The Sanders report also highlights the administration’s use of financial leverage. According to the analysis, nearly $3 billion in federal funding was effectively withheld from colleges and universities during Trump’s first nine months back in office, despite no reduction in congressional appropriations.
In several high-profile cases, institutions agreed to settlements restoring frozen funds only after accepting new federal oversight over hiring, admissions, and curriculum—moves that higher education leaders say blur the line between compliance and coercion.
Accreditation has emerged as another pressure point. The administration has publicly described accreditation as a “secret weapon,” and the Department of Education has sent letters to accreditors questioning whether institutions under federal investigation remain in compliance with accreditation standards. Loss of accreditation would immediately threaten access to Pell Grants and federal student loans, placing students at risk of losing the financial aid they rely on to enroll.
In January, Texas became the first state to stop requiring accreditation for its law schools from the American Bar Association (ABA), the nation’s only accreditor for these schools. While the Texas Supreme Court did not comment on the decision, the move is widely considered part of the political backlash against the ABA’s DEI requirements. The change could potentially affect Texas law school graduates if their degrees are not recognized outside the state. Faculty recruitment may also be affected. Florida, Ohio, and Tennessee are considering similar departures from ABA accreditation.
The DEI Under Fire report frames these developments within a broader pattern: equity initiatives are being treated as optional or ideological rather than as core institutional functions. The result, the authors argue, is not neutrality but fragmentation—where offices are dismantled, responsibilities are diffused, and accountability for civil rights compliance becomes less clear.
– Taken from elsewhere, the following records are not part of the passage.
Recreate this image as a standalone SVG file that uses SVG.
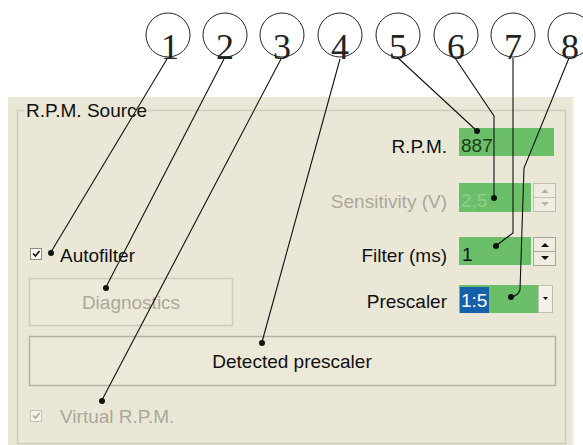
<svg xmlns="http://www.w3.org/2000/svg" width="583" height="445" viewBox="0 0 583 445">
<style>
.num{font-family:"Liberation Serif","Times New Roman",serif;font-size:36px;fill:#222;text-anchor:middle}
.ui{font-family:"Liberation Sans",Arial,sans-serif;font-size:19px;fill:#111}
.dis{fill:#ACA899}
.r{text-anchor:end}
.c{text-anchor:middle}
.ring{fill:none;stroke:#222;stroke-width:1}
.ld{fill:none;stroke:#111;stroke-width:1.1}
.dot{fill:#111}
.fld{fill:#6CBF69}
.btn{fill:#ECE9D8;stroke:#B5B2A2;stroke-width:1.5}
.spin{fill:#EFEDE2;stroke:#C2BFB0;stroke-width:1}
</style>
<rect width="583" height="445" fill="#fff"/>
<g id="panel">
<rect x="8" y="97" width="566" height="348" fill="#EAE7D7"/>
<line x1="573.5" y1="97" x2="573.5" y2="445" stroke="#F7F6F0" stroke-width="2"/>
<path d="M24 110.5H17.5V443.5H565.5V110.5H148" fill="none" stroke="#CFCCBC" stroke-width="1.5"/>
<text class="ui" x="26" y="117">R.P.M. Source</text>
</g>
<g id="autofilter">
<rect x="30.5" y="248.5" width="11" height="11" fill="#fff" stroke="#8E8B7C"/>
<path d="M33 253.5l2.5 2.5 4-5" fill="none" stroke="#111" stroke-width="1.6"/>
<text class="ui" x="60" y="262">Autofilter</text>
</g>
<g id="diagnostics">
<rect class="btn" x="29.5" y="278.5" width="203" height="47" style="stroke:#CFCCBD"/>
<text class="ui dis c" x="131" y="309">Diagnostics</text>
</g>
<g id="detected">
<rect class="btn" x="29.5" y="336.5" width="526" height="49"/>
<text class="ui c" x="292" y="368">Detected prescaler</text>
</g>
<g id="virtual">
<rect x="30.5" y="410.5" width="11" height="11" fill="#F3F1E8" stroke="#C6C3B3"/>
<path d="M33 415.5l2.5 2.5 4-5" fill="none" stroke="#ACA899" stroke-width="1.6"/>
<text class="ui dis" x="60" y="423">Virtual R.P.M.</text>
</g>
<g id="rpm">
<text class="ui r" x="447" y="153">R.P.M.</text>
<rect class="fld" x="459" y="128" width="95" height="28"/>
<text class="ui" x="461" y="152" style="fill:#1C3A1E">887</text>
</g>
<g id="sensitivity">
<text class="ui dis r" x="447" y="208">Sensitivity (V)</text>
<rect class="fld" x="459" y="183" width="72" height="29"/>
<text class="ui" x="461" y="207" style="fill:#93CD8F">2,5</text>
<rect class="spin" x="533.5" y="183.5" width="22" height="14"/>
<rect class="spin" x="533.5" y="197.5" width="22" height="14"/>
<path d="M541 193h8l-4-4z M541 202h8l-4 4z" fill="#B8B5A6"/>
</g>
<g id="filter">
<text class="ui r" x="447" y="262">Filter (ms)</text>
<rect class="fld" x="459" y="237" width="72" height="28"/>
<text class="ui" x="462" y="261">1</text>
<rect class="spin" x="533.5" y="237.5" width="22" height="14" style="stroke:#A9A696"/>
<rect class="spin" x="533.5" y="251.5" width="22" height="14" style="stroke:#A9A696"/>
<path d="M541 247h8l-4-4z M541 256h8l-4 4z" fill="#111"/>
</g>
<g id="prescaler">
<text class="ui r" x="447" y="308">Prescaler</text>
<rect class="fld" x="459" y="285" width="94" height="28"/>
<rect x="460" y="287" width="29" height="26" fill="#1560A8"/>
<text class="ui" x="461" y="307" style="fill:#fff">1:5</text>
<rect x="538.5" y="285.5" width="14" height="27" fill="#F3F1E8" stroke="#C2BFB0"/>
<path d="M543 297h5l-2.5 3z" fill="#111"/>
</g>
<g id="callout1"><circle class="ring" cx="168" cy="35" r="22"/><text class="num" x="170" y="59">1</text></g>
<g id="callout2"><circle class="ring" cx="225" cy="35" r="22"/><text class="num" x="225" y="59">2</text></g>
<g id="callout3"><circle class="ring" cx="282" cy="35" r="22"/><text class="num" x="282" y="59">3</text></g>
<g id="callout4"><circle class="ring" cx="340" cy="35" r="22"/><text class="num" x="340" y="59">4</text></g>
<g id="callout5"><circle class="ring" cx="398" cy="35" r="22"/><text class="num" x="398" y="59">5</text></g>
<g id="callout6"><circle class="ring" cx="456" cy="35" r="22"/><text class="num" x="456" y="59">6</text></g>
<g id="callout7"><circle class="ring" cx="513" cy="35" r="22"/><text class="num" x="513" y="59">7</text></g>
<g id="callout8"><circle class="ring" cx="570" cy="35" r="22"/><text class="num" x="570" y="59">8</text></g>
<g id="connectors">
<path class="ld" d="M167 59L51 252"/>
<path class="ld" d="M224 59L106 287"/>
<path class="ld" d="M281 59L102 400"/>
<path class="ld" d="M340 59L262 342"/>
<path class="ld" d="M397 57L477 131"/>
<path class="ld" d="M455 58L494 116V198"/>
<path class="ld" d="M513 58V233L497 245"/>
<path class="ld" d="M569 58L524 168L520 290Q518 296 511 297"/>
<circle class="dot" cx="51" cy="253" r="3"/>
<circle class="dot" cx="106" cy="288" r="3"/>
<circle class="dot" cx="102" cy="401" r="3"/>
<circle class="dot" cx="262" cy="343" r="3"/>
<circle class="dot" cx="477" cy="131" r="3"/>
<circle class="dot" cx="494" cy="198" r="3"/>
<circle class="dot" cx="496" cy="246" r="3"/>
<circle class="dot" cx="511" cy="297" r="3"/>
</g>
</svg>
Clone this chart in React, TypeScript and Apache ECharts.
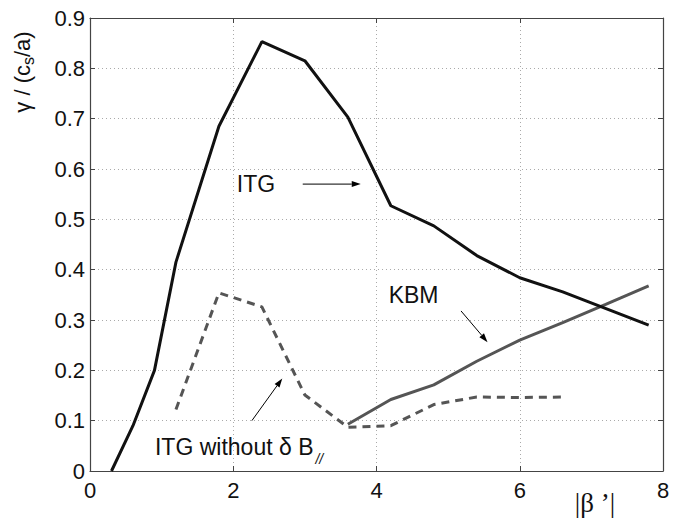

Taken together, the findings from campus researchers, federal courts, and congressional investigators point to a higher education system increasingly shaped by political intervention. Whether through funding threats, accreditation scrutiny, or legislative bans, institutions are being pushed to retreat from long-standing equity practices—often with little evidence that such rollbacks improve outcomes. Emerging data suggests otherwise.